Despite the Federal Reserve’s insistence that policy is “mildly restrictive” after raising interest rates and trimming its balance sheet, nominal rates remain below nominal GDP growth.
Meanwhile, the US government leads the developed world with the biggest deficit, which means there’s a hefty private sector surplus.
Risk appetite plays its part too, the column adds. Driven by the confidence that the government and central bank will step in at the first sign of trouble, US households have ramped up their bets on stocks and other risky assets.
The Fed’s quick rate cuts during last September’s market jitters, and its recent openness to further cuts despite a strong economy, have lowered the risk premium.
The rise of trading apps and commission-free investment products has only poured more fuel on this liquidity bonfire. The column says it has made it easier for everyone to dive into markets. This hyper-financialisation sends liquidity flowing into every nook and cranny of the market, helping explain why gold and stocks now dance in tandem.
Further, the writer says that he has long championed gold, especially since 2022 when the US weaponised the dollar with sanctions on Russia. To protect themselves, foreign central banks started buying gold, becoming the dominant buyers for the first time in years.
But now, the buying frenzy has shifted from central banks to gold ETFs, whose share of demand has surged nearly nine-fold this year. The third quarter recorded the highest ever quarterly ETF inflows into gold.
Popular explanations for this gold-stock tango often miss other market signals.

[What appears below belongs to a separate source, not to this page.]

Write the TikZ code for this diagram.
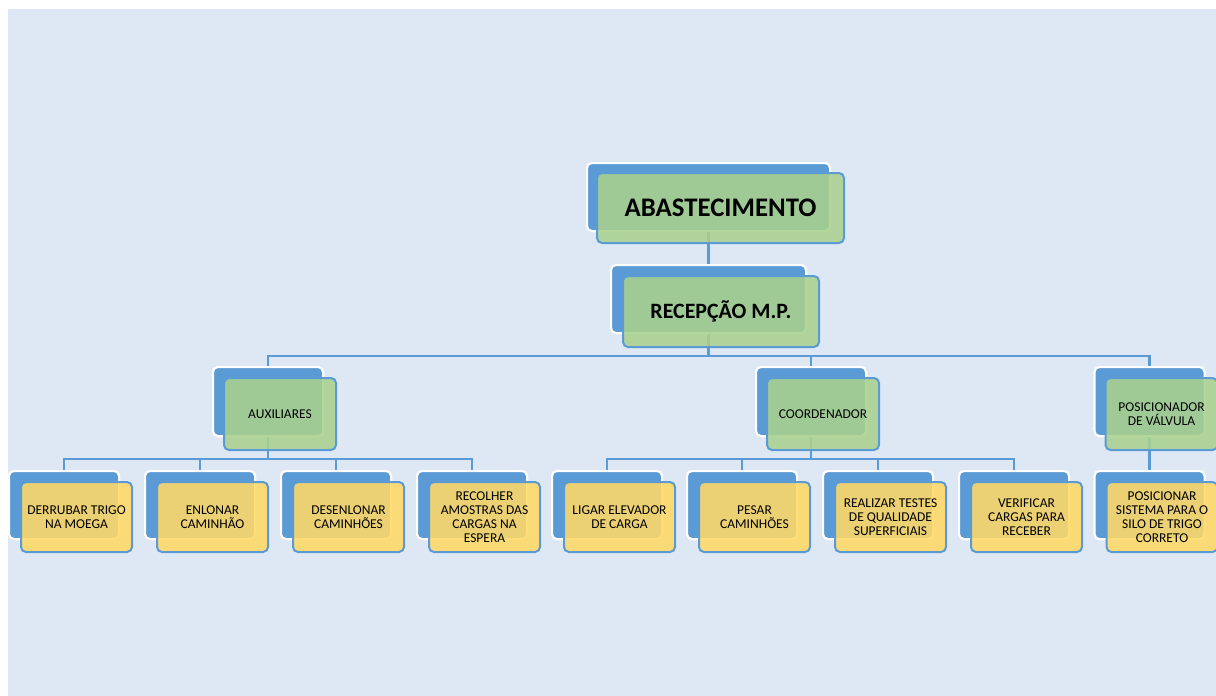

The fear of “dollar debasement” may hold over the long haul but doesn’t explain gold’s stellar performance this year, especially since the dollar itself has barely budged recently.
Inflation fears, the column adds, should show up in long-term bond yields or inflation-protected securities, but they don’t. Bond markets suggest inflation expectations remain below 2.5% in the long term.
Meanwhile, commodities like silver and platinum, which aren’t typical hedges, are also booming alongside gold. High-risk assets, the financial equivalent of bungee jumping without a safety harness, think leveraged ETFs and unprofitable tech firms, are soaring too.
The column ends with a caveat. If regular consumer prices keep rising and the Fed has to raise rates, many investors will be in for a shock.